Se a condução dos personagens deixa a desejar, a forma como o diretor trabalha seu arsenal de referências é ainda mais complicada. A sensação é de que, na ânsia por espalhar piscadelas para os fãs e espectadores mais atentos, Burton atropela a ação e compromete o ritmo da própria trama. Soluções como a formação de um exército de esqueletos (um aceno para “Jason e os Argonautas”) surgem e são abandonadas rapidamente, tendo seu potencial desperdiçado em segundos. Por sua vez, as menções à própria obra, como o segmento em animação stop-motion, jamais justificam sua existência.

Novamente, apontar as deficiências não significa anular os méritos. Além dos aspectos já citados, o uso mais harmonioso da computação gráfica representa um aprimoramento para o cineasta — o salto com relação a “Alice no País das Maravilhas” é enorme em termos de profundidade e respeito à geografia das cenas.
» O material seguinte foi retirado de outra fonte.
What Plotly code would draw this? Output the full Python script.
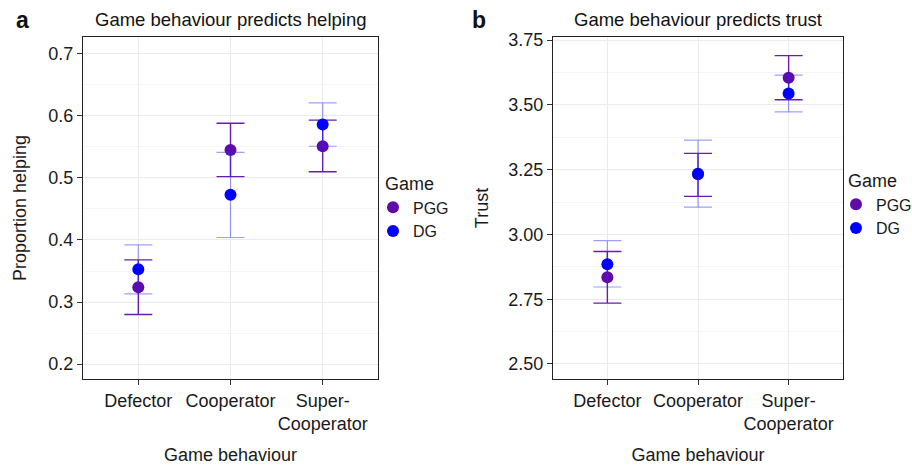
import plotly.graph_objects as go

categories = ["Defector", "Cooperator", "Super-Cooperator"]
tick_labels = ["Defector", "Cooperator", "Super-<br>Cooperator"]

# Panel a: proportion helping
help_pgg = [0.324, 0.545, 0.551]
help_pgg_lo = [0.280, 0.502, 0.510]
help_pgg_hi = [0.368, 0.588, 0.593]
help_dg = [0.353, 0.473, 0.586]
help_dg_lo = [0.313, 0.404, 0.551]
help_dg_hi = [0.392, 0.541, 0.621]

# Panel b: trust
trust_pgg = [2.835, 3.232, 3.605]
trust_pgg_lo = [2.735, 3.147, 3.520]
trust_pgg_hi = [2.934, 3.313, 3.690]
trust_dg = [2.885, 3.234, 3.544]
trust_dg_lo = [2.797, 3.105, 3.473]
trust_dg_hi = [2.976, 3.364, 3.615]

PGG_COL = "#5E0BA8"
PGG_ERR = "#6A1BB3"
DG_COL = "#0000FF"
DG_ERR = "rgba(40,40,255,0.45)"
FONT = "Liberation Sans, Arial, Helvetica, sans-serif"
FS = 18

W, H = 912, 468

def err(mean, lo, hi):
    return dict(type="data", symmetric=False,
                array=[h - m for h, m in zip(hi, mean)],
                arrayminus=[m - l for m, l in zip(mean, lo)])

fig = go.Figure()

def add_panel(xa, ya, leg, pgg, plo, phi, dg, dlo, dhi):
    e = err(pgg, plo, phi)
    e.update(color=PGG_ERR, thickness=1.4, width=14)
    fig.add_trace(go.Scatter(x=categories, y=pgg, mode="markers", name="PGG",
                             xaxis=xa, yaxis=ya, legend=leg,
                             marker=dict(color=PGG_COL, size=12),
                             error_y=e))
    e = err(dg, dlo, dhi)
    e.update(color=DG_ERR, thickness=1.2, width=14)
    fig.add_trace(go.Scatter(x=categories, y=dg, mode="markers", name="DG",
                             xaxis=xa, yaxis=ya, legend=leg,
                             marker=dict(color=DG_COL, size=12),
                             error_y=e))

add_panel("x", "y", "legend", help_pgg, help_pgg_lo, help_pgg_hi,
          help_dg, help_dg_lo, help_dg_hi)
add_panel("x2", "y2", "legend2", trust_pgg, trust_pgg_lo, trust_pgg_hi,
          trust_dg, trust_dg_lo, trust_dg_hi)

GRID = "#EBEBEF"
MINOR = "#F5F5F7"

xcommon = dict(type="category", categoryorder="array", categoryarray=categories,
               tickvals=categories, ticktext=tick_labels, tickangle=0,
               range=[-0.6, 2.6], showgrid=True, gridcolor=GRID, gridwidth=1,
               showline=True, linecolor="#222", linewidth=1.3, mirror=True,
               ticks="outside", ticklen=5, tickcolor="#333", automargin=False,
               tickfont=dict(family=FONT, size=FS, color="#1a1a1a"),
               title=dict(text="Game behaviour", font=dict(family=FONT, size=FS, color="#1a1a1a"), standoff=15),
               zeroline=False, fixedrange=True)
ycommon = dict(showgrid=True, gridcolor=GRID, gridwidth=1,
               showline=True, linecolor="#222", linewidth=1.3, mirror=True,
               ticks="outside", ticklen=5, tickcolor="#333", automargin=False,
               tickfont=dict(family=FONT, size=FS, color="#1a1a1a"),
               zeroline=False)

ydom = [1 - 379 / H, 1 - 37 / H]
LEG_FS = 16

fig.update_layout(
    width=W, height=H,
    margin=dict(l=0, r=0, t=0, b=0, autoexpand=False),
    paper_bgcolor="white", plot_bgcolor="white",
    font=dict(family=FONT, size=FS, color="#1a1a1a"),
    xaxis=dict(xcommon, domain=[83 / W, 378 / W], anchor="y"),
    xaxis2=dict(xcommon, domain=[553 / W, 843 / W], anchor="y2"),
    yaxis=dict(ycommon, domain=ydom, anchor="x", range=[0.176, 0.727],
               tickvals=[0.2, 0.3, 0.4, 0.5, 0.6, 0.7], tickformat=".1f",
               minor=dict(tickvals=[0.25, 0.35, 0.45, 0.55, 0.65], showgrid=True, gridcolor=MINOR, ticklen=0),
               title=dict(text="Proportion helping", standoff=16,
                          font=dict(family=FONT, size=FS, color="#1a1a1a"))),
    yaxis2=dict(ycommon, domain=ydom, anchor="x2", range=[2.442, 3.762],
                tickvals=[2.5, 2.75, 3.0, 3.25, 3.5, 3.75], tickformat=".2f",
                minor=dict(tickvals=[2.625, 2.875, 3.125, 3.375, 3.625], showgrid=True, gridcolor=MINOR, ticklen=0),
                title=dict(text="Trust", standoff=14,
                           font=dict(family=FONT, size=FS, color="#1a1a1a"))),
    legend=dict(x=383 / W, xanchor="left", y=1 - 167 / H, yanchor="top",
                title=dict(text="Game", font=dict(family=FONT, size=FS)),
                font=dict(family=FONT, size=LEG_FS), bgcolor="rgba(0,0,0,0)",
                tracegroupgap=0, itemwidth=30, indentation=-10),
    legend2=dict(x=846 / W, xanchor="left", y=1 - 164 / H, yanchor="top",
                 title=dict(text="Game", font=dict(family=FONT, size=FS)),
                 font=dict(family=FONT, size=LEG_FS), bgcolor="rgba(0,0,0,0)",
                 tracegroupgap=0, itemwidth=30, indentation=-10),
    showlegend=True,
)

ann = [
    dict(text="<b>a</b>", x=14 / W, y=1 - 20 / H, xanchor="left", yanchor="middle", font=dict(size=23)),
    dict(text="<b>b</b>", x=470 / W, y=1 - 20 / H, xanchor="left", yanchor="middle", font=dict(size=23)),
    dict(text="Game behaviour predicts helping", x=230.5 / W, y=1 - 20 / H, xanchor="center", yanchor="middle", font=dict(size=18.5)),
    dict(text="Game behaviour predicts trust", x=698 / W, y=1 - 20 / H, xanchor="center", yanchor="middle", font=dict(size=18.5)),
]
for a in ann:
    a.update(xref="paper", yref="paper", showarrow=False)
    a["font"].update(family=FONT, color="#111")
fig.update_layout(annotations=ann)

fig.write_html("out.html", config={"displayModeBar": False},
               post_script="document.body.style.margin='0';document.body.style.overflow='hidden';")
No entanto, por mais que a evolução geral, comparada a “Grandes Olhos” e “Sombras da Noite”, seja também evidente, é difícil negar a falta de energia comum a todos esses trabalhos e desconfiar do que vem a seguir, em especial caso a continuação de “Beetlejuice”/“Os Fantasmas se Divertem” se confirme como o próximo capítulo dessa história.